- [RECORD EXTRACTS]:
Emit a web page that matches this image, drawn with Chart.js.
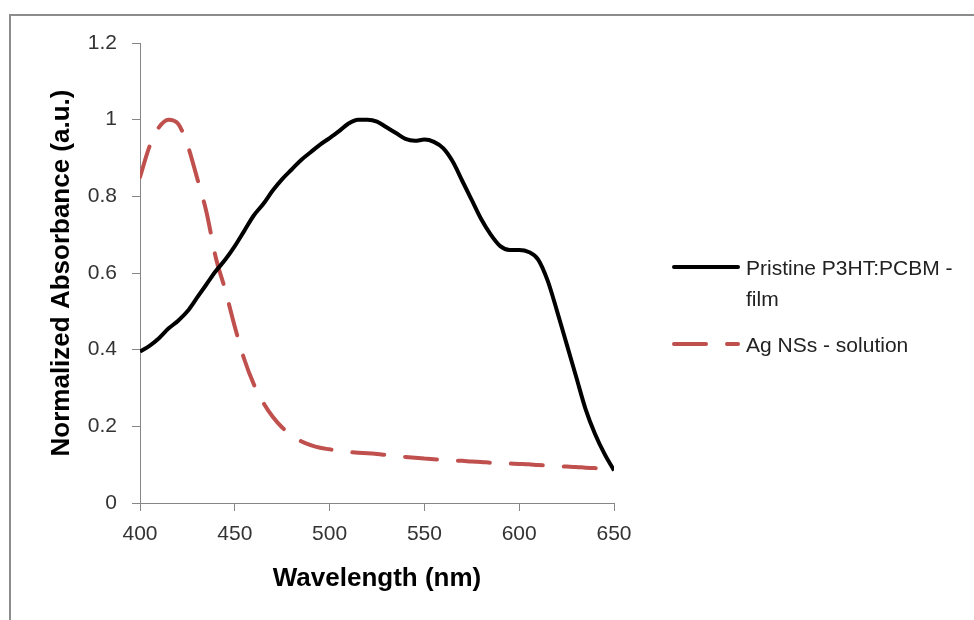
<!DOCTYPE html>
<html>
<head>
<meta charset="utf-8">
<script src="https://cdn.jsdelivr.net/npm/chart.js@4/dist/chart.umd.min.js"></script>
<style>
    html, body { margin: 0; padding: 0; background: #fff; overflow: hidden; }
    #wrap { position: relative; width: 974px; height: 620px; }
    #frame { position: absolute; left: 9px; top: 14px; width: 1000px; height: 700px; border: 2px solid #8c8c8c; box-sizing: border-box; }
    #absChart { position: absolute; left: 0; top: 0; }
</style>
</head>
<body>
<div id="wrap">
    <div id="frame"></div>
    <canvas id="absChart" width="974" height="620"></canvas>
</div>
<script>
// Wavelength grid (nm), every 5 nm
const wavelengths = [400, 405, 410, 415, 420, 425, 430, 435, 440, 445,
    450, 455, 460, 465, 470, 475, 480, 485, 490, 495,
    500, 505, 510, 515, 520, 525, 530, 535, 540, 545,
    550, 555, 560, 565, 570, 575, 580, 585, 590, 595,
    600, 605, 610, 615, 620, 625, 630, 635, 640, 645, 650];

// Pristine P3HT:PCBM film
const filmAbs = [0.395, 0.41, 0.43, 0.455, 0.475, 0.50, 0.535, 0.57, 0.605, 0.635,
    0.67, 0.71, 0.75, 0.78, 0.815, 0.845, 0.87, 0.895, 0.915, 0.935,
    0.952, 0.97, 0.99, 1.0, 1.0, 0.995, 0.98, 0.965, 0.95, 0.945,
    0.948, 0.942, 0.925, 0.89, 0.84, 0.79, 0.74, 0.70, 0.67, 0.66,
    0.66, 0.655, 0.635, 0.58, 0.50, 0.415, 0.33, 0.245, 0.18, 0.128, 0.085];

// Ag NSs in solution
const agAbs = [0.85, 0.93, 0.98, 1.0, 0.99, 0.935, 0.85, 0.76, 0.64, 0.555,
    0.46, 0.375, 0.31, 0.262, 0.225, 0.197, 0.176, 0.161, 0.151, 0.144,
    0.14, 0.136, 0.133, 0.131, 0.13, 0.128, 0.125, 0.122, 0.12, 0.118,
    0.116, 0.114, 0.112, 0.111, 0.11, 0.108, 0.107, 0.105, 0.104, 0.103,
    0.102, 0.101, 0.099, 0.098, 0.096, 0.095, 0.094, 0.092, 0.091, 0.089, 0.088];

const seriesNames = [['Pristine P3HT:PCBM -', 'film'], ['Ag NSs - solution']];
const xTicks = [400, 450, 500, 550, 600, 650];
const yTicks = [0, 0.2, 0.4, 0.6, 0.8, 1, 1.2];

const axisGray = '#868686';
const tickFont = { family: 'Liberation Sans', size: 21 };
const titleFont = { family: 'Liberation Sans', size: 26, weight: 'bold' };

// legend drawn on the right with a wrapped first label
const sideLegend = {
    id: 'sideLegend',
    afterDraw(chart) {
        const ctx = chart.ctx;
        const rows = [
            { ds: chart.data.datasets[0], lineY: 267, textY: 275 },
            { ds: chart.data.datasets[1], lineY: 344, textY: 352 }
        ];
        ctx.save();
        ctx.font = '21px "Liberation Sans"';
        ctx.fillStyle = '#222';
        ctx.textBaseline = 'alphabetic';
        rows.forEach((row, i) => {
            ctx.beginPath();
            ctx.strokeStyle = row.ds.borderColor;
            ctx.lineWidth = row.ds.borderWidth;
            ctx.lineCap = 'round';
            ctx.setLineDash(row.ds.borderDash || []);
            ctx.moveTo(674, row.lineY);
            ctx.lineTo(738, row.lineY);
            ctx.stroke();
            ctx.setLineDash([]);
            seriesNames[i].forEach((txt, k) => {
                ctx.fillText(txt, 746, row.textY + k * 30.5);
            });
        });
        ctx.restore();
    }
};

new Chart(document.getElementById('absChart').getContext('2d'), {
    type: 'line',
    data: {
        labels: wavelengths,
        datasets: [{
            label: seriesNames[0].join(' '),
            data: wavelengths.map((w, i) => ({ x: w, y: filmAbs[i] })),
            borderColor: '#000000',
            borderWidth: 4,
            pointRadius: 0,
            tension: 0.4,
            cubicInterpolationMode: 'monotone',
            fill: false
        }, {
            label: seriesNames[1].join(' '),
            data: wavelengths.map((w, i) => ({ x: w, y: agAbs[i] })),
            borderColor: '#c0504d',
            borderWidth: 4,
            borderDash: [32, 21],
            borderCapStyle: 'round',
            pointRadius: 0,
            tension: 0.4,
            cubicInterpolationMode: 'monotone',
            fill: false
        }]
    },
    options: {
        responsive: false,
        animation: false,
        devicePixelRatio: 1,
        layout: { padding: { left: 0, top: 43, right: 360, bottom: 0 } },
        plugins: {
            legend: { display: false },
            tooltip: { enabled: false }
        },
        scales: {
            x: {
                type: 'linear',
                min: 400,
                max: 650,
                afterFit: scale => { scale.height = 117; },
                afterBuildTicks: scale => { scale.ticks = xTicks.map(v => ({ value: v })); },
                border: { color: axisGray, width: 1 },
                grid: { drawOnChartArea: false, drawTicks: true, tickLength: 8, color: axisGray },
                ticks: { color: '#333', font: tickFont, padding: 11, maxRotation: 0 },
                title: {
                    display: true,
                    text: 'Wavelength (nm)',
                    color: '#000',
                    font: titleFont,
                    padding: { top: 0, bottom: 26 }
                }
            },
            y: {
                min: 0,
                max: 1.2,
                afterFit: scale => { scale.width = 140; },
                afterBuildTicks: scale => { scale.ticks = yTicks.map(v => ({ value: v })); },
                border: { color: axisGray, width: 1 },
                grid: { drawOnChartArea: false, drawTicks: true, tickLength: 8, color: axisGray },
                ticks: {
                    color: '#333',
                    font: tickFont,
                    padding: 15,
                    callback: v => String(+v.toFixed(1))
                },
                title: {
                    display: true,
                    text: 'Normalized Absorbance (a.u.)',
                    color: '#000',
                    font: titleFont,
                    padding: { top: 46, bottom: 0 }
                }
            }
        }
    },
    plugins: [sideLegend]
});
</script>
</body>
</html>
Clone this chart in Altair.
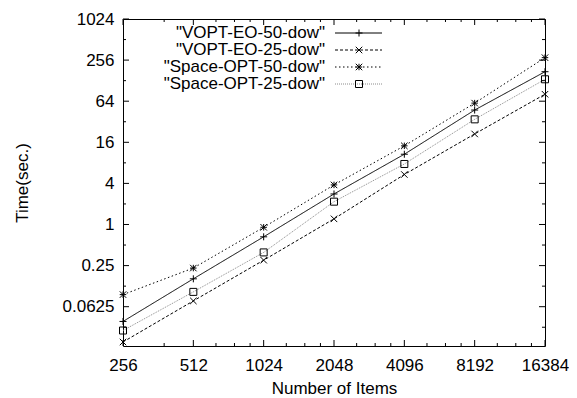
import altair as alt
import pandas as pd

items = [256, 512, 1024, 2048, 4096, 8192, 16384]
vopt_eo_50 = [0.038, 0.16, 0.66, 2.8, 10.7, 47.5, 173]
vopt_eo_25 = [0.019, 0.076, 0.30, 1.21, 5.4, 21.2, 81]
space_opt_50 = [0.094, 0.23, 0.91, 3.8, 14.2, 60, 278]
space_opt_25 = [0.028, 0.103, 0.39, 2.16, 7.7, 34.7, 134]

series_names = ['"VOPT-EO-50-dow"', '"VOPT-EO-25-dow"', '"Space-OPT-50-dow"', '"Space-OPT-25-dow"']
series_values = [vopt_eo_50, vopt_eo_25, space_opt_50, space_opt_25]

y_ticks = [0.0625, 0.25, 1, 4, 16, 64, 256, 1024]
y_minor = [0.03125, 0.125, 0.5, 2, 8, 32, 128, 512]
x_minor = [384, 640, 768, 896, 1280, 1536, 1792, 2560, 3072, 3584,
           5120, 6144, 7168, 10240, 12288, 14336]

W, H = 422, 327
FONT = "Liberation Sans"

PLUS = "M-1,0L1,0M0,-1L0,1"
CROSS = "M-1,-1L1,1M-1,1L1,-1"
STAR = "M-1,0L1,0M0,-1L0,1M-1,-1L1,1M-1,1L1,-1"
SQUARE = "M-1,-1L1,-1L1,1L-1,1Z"

styles = [
    dict(color="black", dash=[1, 0], shape=PLUS, size=49),
    dict(color="black", dash=[3, 2], shape=CROSS, size=42),
    dict(color="black", dash=[1.5, 2.5], shape=STAR, size=42),
    dict(color="#8c8c8c", dash=[1, 1], shape=SQUARE, size=49),
]

xscale = alt.Scale(type="log", base=2, domain=[256, 16384])
yscale = alt.Scale(type="log", base=2, domain=[0.0166, 1024])

x_axis = alt.Axis(values=items, format="~g", title="Number of Items", grid=False,
                  ticks=False, domain=False, labelFont=FONT, labelFontSize=17,
                  labelBaseline="middle", labelPadding=19, labelColor="black",
                  labelFlush=False, labelOverlap=False,
                  titleFont=FONT, titleFontSize=17, titleFontWeight="normal",
                  titleY=42, titleBaseline="middle", titleColor="black")
y_axis = alt.Axis(values=y_ticks, format="~g", title="Time(sec.)", grid=False,
                  ticks=False, domain=False, labelFont=FONT, labelFontSize=17,
                  labelPadding=9, labelColor="black", labelFlush=False,
                  labelOverlap=False,
                  titleFont=FONT, titleFontSize=17, titleFontWeight="normal",
                  titleX=-101, titleY=H / 2, titleAlign="center",
                  titleBaseline="middle", titleColor="black")


def X(field):
    return alt.X(field, scale=xscale, axis=x_axis)


def Y(field):
    return alt.Y(field, scale=yscale, axis=y_axis)


layers = []
for name, vals, st in zip(series_names, series_values, styles):
    df = pd.DataFrame({"items": items, "time": vals})
    base = alt.Chart(df)
    layers.append(base.mark_line(color=st["color"], strokeDash=st["dash"], strokeWidth=1)
                  .encode(x=X("items:Q"), y=Y("time:Q")))
    layers.append(base.mark_point(shape=st["shape"], size=st["size"], filled=False,
                                  color="black", strokeWidth=1, opacity=1)
                  .encode(x=X("items:Q"), y=Y("time:Q")))

# inward tick marks on all four sides
xt = pd.DataFrame({"items": items})
xm = pd.DataFrame({"items": x_minor})
yt = pd.DataFrame({"time": y_ticks})
ym = pd.DataFrame({"time": y_minor})
tick_style = dict(color="black", strokeWidth=1)
for d, L in ((xt, 6), (xm, 3)):
    layers.append(alt.Chart(d).mark_rule(**tick_style).encode(x=X("items:Q"), y=alt.value(H), y2=alt.value(H - L)))
    layers.append(alt.Chart(d).mark_rule(**tick_style).encode(x=X("items:Q"), y=alt.value(0), y2=alt.value(L)))
for d, L in ((yt, 6), (ym, 3)):
    layers.append(alt.Chart(d).mark_rule(**tick_style).encode(y=Y("time:Q"), x=alt.value(0), x2=alt.value(L)))
    layers.append(alt.Chart(d).mark_rule(**tick_style).encode(y=Y("time:Q"), x=alt.value(W), x2=alt.value(W - L)))

# legend (gnuplot style: text then line sample)
row_y = [14, 31, 48, 65]
text_right = 202
sample_x1, sample_x2, sample_mid = 212, 259, 236
for name, st, ry in zip(series_names, styles, row_y):
    ld = pd.DataFrame({"label": [name]})
    lb = alt.Chart(ld)
    layers.append(lb.mark_text(align="right", baseline="middle", font=FONT, fontSize=17, color="black")
                  .encode(text="label:N", x=alt.value(text_right), y=alt.value(ry)))
    layers.append(lb.mark_rule(color=st["color"], strokeDash=st["dash"], strokeWidth=1)
                  .encode(x=alt.value(sample_x1), x2=alt.value(sample_x2), y=alt.value(ry)))
    layers.append(lb.mark_point(shape=st["shape"], size=st["size"], filled=False,
                                color="black", strokeWidth=1, opacity=1)
                  .encode(x=alt.value(sample_mid), y=alt.value(ry)))

chart = alt.layer(*layers).properties(
    width=W, height=H,
    autosize=alt.AutoSizeParams(type="none"),
    padding={"left": 115, "top": 11, "right": 24, "bottom": 52},
    background="white",
).configure_view(stroke="black", strokeWidth=1)

chart.save("out.html", embed_options={"renderer": "svg", "actions": False})
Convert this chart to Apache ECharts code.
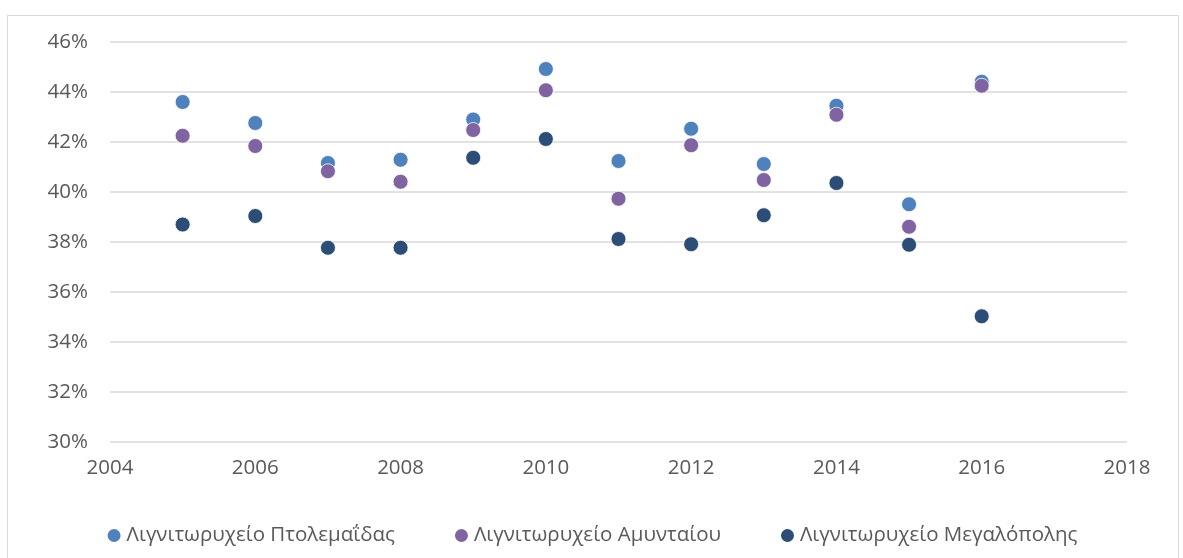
<!DOCTYPE html>
<html>
<head>
<meta charset="utf-8">
<script src="https://cdn.jsdelivr.net/npm/echarts@6/dist/echarts.min.js"></script>
<style>
  html, body { margin: 0; padding: 0; background: #ffffff; }
  .wrap { position: relative; width: 1183px; height: 558px; overflow: hidden; }
  .frame { position: absolute; left: 7px; top: 15px; width: 1170px; height: 600px; border: 1px solid #d9d9d9; }
  #chart { position: absolute; left: 0; top: 0; width: 1183px; height: 558px; }
</style>
</head>
<body>
<div class="wrap">
  <div class="frame"></div>
  <div id="chart"></div>
</div>
<script>
// years and efficiency values (%)
var years = [2005, 2006, 2007, 2008, 2009, 2010, 2011, 2012, 2013, 2014, 2015, 2016];
var ptolemaida = [43.6, 42.76, 41.16, 41.29, 42.9, 44.92, 41.24, 42.53, 41.12, 43.45, 39.51, 44.41];
var amyntaio = [42.25, 41.84, 40.83, 40.41, 42.48, 44.07, 39.73, 41.87, 40.48, 43.09, 38.61, 44.25];
var megalopoli = [38.7, 39.04, 37.77, 37.77, 41.37, 42.12, 38.12, 37.91, 39.07, 40.36, 37.89, 35.03];

var names = ["Λιγνιτωρυχείο Πτολεμαΐδας", "Λιγνιτωρυχείο Αμυνταίου", "Λιγνιτωρυχείο Μεγαλόπολης"];
var colors = ["#4f81bd", "#8064a2", "#2c4d75"];

function pairs(vals) {
  return years.map(function (y, i) { return [y, vals[i]]; });
}

var chart = echarts.init(document.getElementById("chart"));
var font = "'Open Sans', 'Noto Sans', sans-serif";

chart.setOption({
  animation: false,
  color: colors,
  textStyle: { fontFamily: font },
  grid: { left: 110, right: 56, top: 42, bottom: 116 },
  legend: {
    bottom: 7,
    left: "center",
    itemGap: 58,
    itemWidth: 15,
    itemHeight: 15,
    icon: "circle",
    textStyle: { fontSize: 20.5, color: "#595959", fontFamily: font },
    data: names
  },
  xAxis: {
    type: "value",
    min: 2004,
    max: 2018,
    interval: 2,
    axisLine: { show: false },
    axisTick: { show: false },
    splitLine: { show: false },
    axisLabel: {
      color: "#595959", fontSize: 20.5, margin: 16, fontFamily: font,
      formatter: function (v) { return String(v); }
    }
  },
  yAxis: {
    type: "value",
    min: 30,
    max: 46,
    interval: 2,
    axisLine: { show: false },
    axisTick: { show: false },
    splitLine: { lineStyle: { color: "#d9d9d9", width: 1.5 } },
    axisLabel: { color: "#595959", fontSize: 20.5, margin: 22, fontFamily: font, formatter: "{value}%" }
  },
  series: [
    { name: names[0], type: "scatter", symbolSize: 15, data: pairs(ptolemaida),
      itemStyle: { color: colors[0], opacity: 1, borderColor: "#ffffff", borderWidth: 0.8 } },
    { name: names[1], type: "scatter", symbolSize: 15, data: pairs(amyntaio),
      itemStyle: { color: colors[1], opacity: 1, borderColor: "#ffffff", borderWidth: 0.8 } },
    { name: names[2], type: "scatter", symbolSize: 15, data: pairs(megalopoli),
      itemStyle: { color: colors[2], opacity: 1, borderColor: "#ffffff", borderWidth: 0.8 } }
  ]
});
</script>
</body>
</html>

- [DIRECTIONS]:
Nothing but the lines from the one with "Clone this chart in Altair." through the one with "vopt_eo_25, space_opt_50, space_opt_25]" is to be copied, exactly and ends included. Leave pictures out.

- [RESPONSE FOR THIS EXERCISE]:
Clone this chart in Altair.
import altair as alt
import pandas as pd

items = [256, 512, 1024, 2048, 4096, 8192, 16384]
vopt_eo_50 = [0.038, 0.16, 0.66, 2.8, 10.7, 47.5, 173]
vopt_eo_25 = [0.019, 0.076, 0.30, 1.21, 5.4, 21.2, 81]
space_opt_50 = [0.094, 0.23, 0.91, 3.8, 14.2, 60, 278]
space_opt_25 = [0.028, 0.103, 0.39, 2.16, 7.7, 34.7, 134]

series_names = ['"VOPT-EO-50-dow"', '"VOPT-EO-25-dow"', '"Space-OPT-50-dow"', '"Space-OPT-25-dow"']
series_values = [vopt_eo_50, vopt_eo_25, space_opt_50, space_opt_25]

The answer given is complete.